You got what you asked for America.
A majority of you might prefer lice and cockroaches to Congress. But there was an election in 2012 and the historic gridlock in the 113th Congress is a direct result of the levers voters pulled last November.
Americans had a shot to fire all 435 members of the House of Representatives in November. Instead, voters cast ballots to retain more than 90 percent of them.
"Voters keep sending these types of people to the Congress," says Allan Lichtman, a political pundit and distinguished professor of history at American University. "There are all kinds of structural issues too, but a lot of responsibility has to be put on the voters."
As proof of this phenomenon, some House members, including Reps. Frederica Wilson, a Democrat, and Mario Diaz-Balart, a Republican – both of whom are from Florida – ran unopposed in the last general election.
While, fewer than 10 percent of Americans approve of Congress, Americans give high marks to their own representatives. A Gallup poll in May showed nearly 50 percent of voters approved of their district's representatives.
So what gives?
As it turns out it's not just Congress that is deeply divided in its political views, the country as a whole is becoming more and more polarized.

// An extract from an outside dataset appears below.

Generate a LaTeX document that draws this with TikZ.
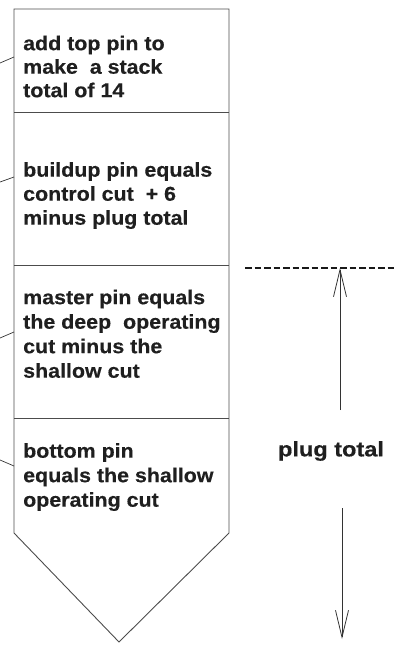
\documentclass[tikz,border=0pt]{standalone}
\usepackage{fontspec}
\setmainfont{Liberation Sans}[FakeStretch=1.07,FakeBold=0.4]
\newfontfamily\plugfont{Liberation Sans}[FakeStretch=1.12,FakeBold=0.4]
\usetikzlibrary{arrows.meta}
\tikzset{
  outline/.style={draw=black!70, line width=0.9pt},
  leader/.style={draw=black!80, line width=0.7pt},
  pintext/.style={anchor=north west, inner sep=0pt, align=left, text=black!88,
    font=\fontsize{20}{#1}\selectfont\bfseries},
  pintext/.default=24.5,
  dim/.style={draw=black!80, line width=0.8pt, -{Straight Barb[length=27pt,width=13pt,line width=0.8pt]}},
  refline/.style={draw=black!90, line width=2pt, dash pattern=on 6.5pt off 3pt}
}
\begin{document}
\begin{tikzpicture}[x=1pt,y=-1pt]
\useasboundingbox (0,0) rectangle (396,646);
% stack outline
\coordinate (tl) at (14,9);
\coordinate (tr) at (229,9);
\coordinate (br) at (229,533);
\coordinate (tip) at (119,642);
\coordinate (bl) at (14,533);
\draw[outline] (tl) -- (tr) -- (br) -- (tip) -- (bl) -- cycle;
\draw[outline] (14,112) -- (229,112);
\draw[outline] (14,265) -- (229,265);
\draw[outline] (14,418) -- (229,418);
% texts
\node[pintext=23.5] (t1) at (23,35.5) {add top pin to\\make\ \ a stack\\total of 14};
\node[pintext=24] (t2) at (23,162) {buildup pin equals\\control cut\ \ + 6\\minus plug total};
\node[pintext] (t3) at (23,289.5) {master pin equals\\the deep\ \ operating\\cut minus the\\shallow cut};
\node[pintext] (t4) at (23,443) {bottom pin\\equals the shallow\\operating cut};
% leaders
\coordinate (l1) at (0,63);   \coordinate (e1) at (14,57);
\coordinate (l2) at (0,182);  \coordinate (e2) at (14,177);
\coordinate (l3) at (0,338);  \coordinate (e3) at (14,332);
\coordinate (l4) at (0,460);  \coordinate (e4) at (14,466);
\draw[leader] (l1) -- (e1);
\draw[leader] (l2) -- (e2);
\draw[leader] (l3) -- (e3);
\draw[leader] (l4) -- (e4);
% plug total dimension
\coordinate (d1) at (245,268);
\coordinate (d2) at (396,268);
\draw[refline] (d1) -- (d2);
\node[inner sep=0pt, text=black!88, font=\plugfont\fontsize{21}{24}\selectfont\bfseries] (plug) at (331,451) {plug total};
\coordinate (upbot) at (340,410);
\coordinate (uptop) at (340,268);
\coordinate (dntop) at (342,508);
\coordinate (dnbot) at (342,639);
\draw[dim] (upbot) -- (uptop);
\draw[dim] (dntop) -- (dnbot);
\end{tikzpicture}
\end{document}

Republican strongholds are getting more conservative, and Democratic districts are increasingly becoming more liberal as time goes on. But it's not just redistricting alone that is causing the problem.. According to the Cook Political report, Americans are "self sorting".
A Pew Research Report earlier this year showed voters don't just see themselves as part of a political party, they increasingly identify with an extreme ideology within their party. The report showed that 68 percent of individuals who identified themselves as Republicans saw themselves as conservatives, a 9 point jump since 2000. And 39 percent of Democrats identified as liberals, an increase from the 27 percent who saw themselves as liberal in 2000. The irony is that the most ideological voters also have the potential for the greatest impact on the process. Everyone gets one vote, but the more ideological voters donate money and campaign on behalf of a candidate, they encourage their representatives to take a more partisan stance.

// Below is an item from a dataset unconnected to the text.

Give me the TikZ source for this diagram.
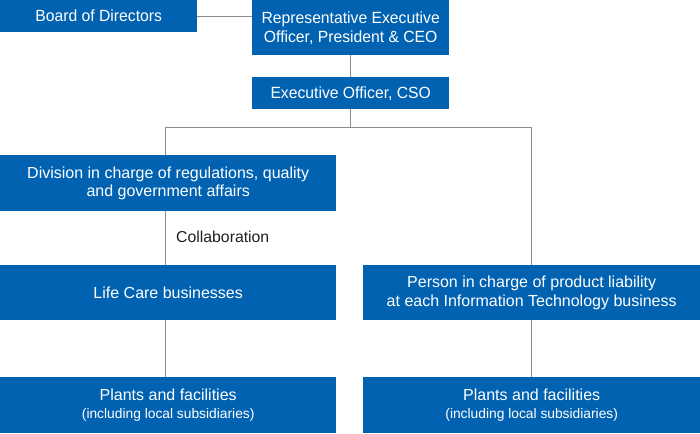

"A small number of voters, those who dominate primaries and caucuses in the presidential and congressional election have the strongest influence on the process," says Norm Ornstein, a congressional expert at the American Enterprise Institute and co-author of "It's Even Worse Than It Looks: How the American Constitutional System Collided with the New Politics of Extremism.
Democrats are increasingly representing racially diverse districts in urban pockets of the country. Republicans have control, meanwhile, of more rural, white districts. In the 113th Congress, Republican hold 174 districts with fewer than 30 percent minority voters. Democrats have built their majorities on districts with more than 50 percent minority voters.
"When you look at the map, it is interesting how much geography and demographics play into a person's political philosophy," says Michael DiNiscia, the associate director of the Brademas Center for the Study of Congress at New York University.
Pundits argue, however, that it is not all the voters' faults.
"That is where leadership comes in," says Ornstein "The lion share of the blame here goes to leaders within Congress who have made really conscious decisions that they don't want policies to pass or they want to sabotage policies, like the president's health care law, that have passed."
Ornstein says Republican leaders and conservative PACs like Club for Growth and Heritage Action have deepened the divisions in the House and the Senate.
"It is the thesis of Bob Woodward, that if only he had wined and dined people in Congress more, everything would be better," he says of Woodward's remarks that broken relationships in Washington are partly to blame for the gridlock. "When you have people making decisions on Inaugural eve that the best approach to take is to block any legislation then having them up for a drink at the White House or having them spend a weekend at Camp David isn't really going to make a difference."
State governments who control the redistricting process every 10 years, have also perpetuated the polarization within Congress, experts say.
"The way the House is gerrymandered, without a huge wave election, you won't see a change in the House," says DiNiscia. "Gerrymandering is at the root of this problem and under our Constitution, it is a matter that is dealt with state by state."
The good news, is that in the Senate, the statewide nature of the elections has led to more moderation and more compromise. The Senate managed to avoid a filibuster fight through negotiation and sort out a comprehensive immigration bill that garnered bipartisan support.
DiNiscia says it is not necessarily even a bad thing that Congress moves at a glacial speed and that they manage to do so little, passing just 21 bills in their first 200 days.
"It is a good thing when Congress takes its time. The problem has been that it is going slowly, but not effectively," he says. "The Constitution was enacted so Congress did not run roughshod and infringe on civil liberties, but now it seems like a mess."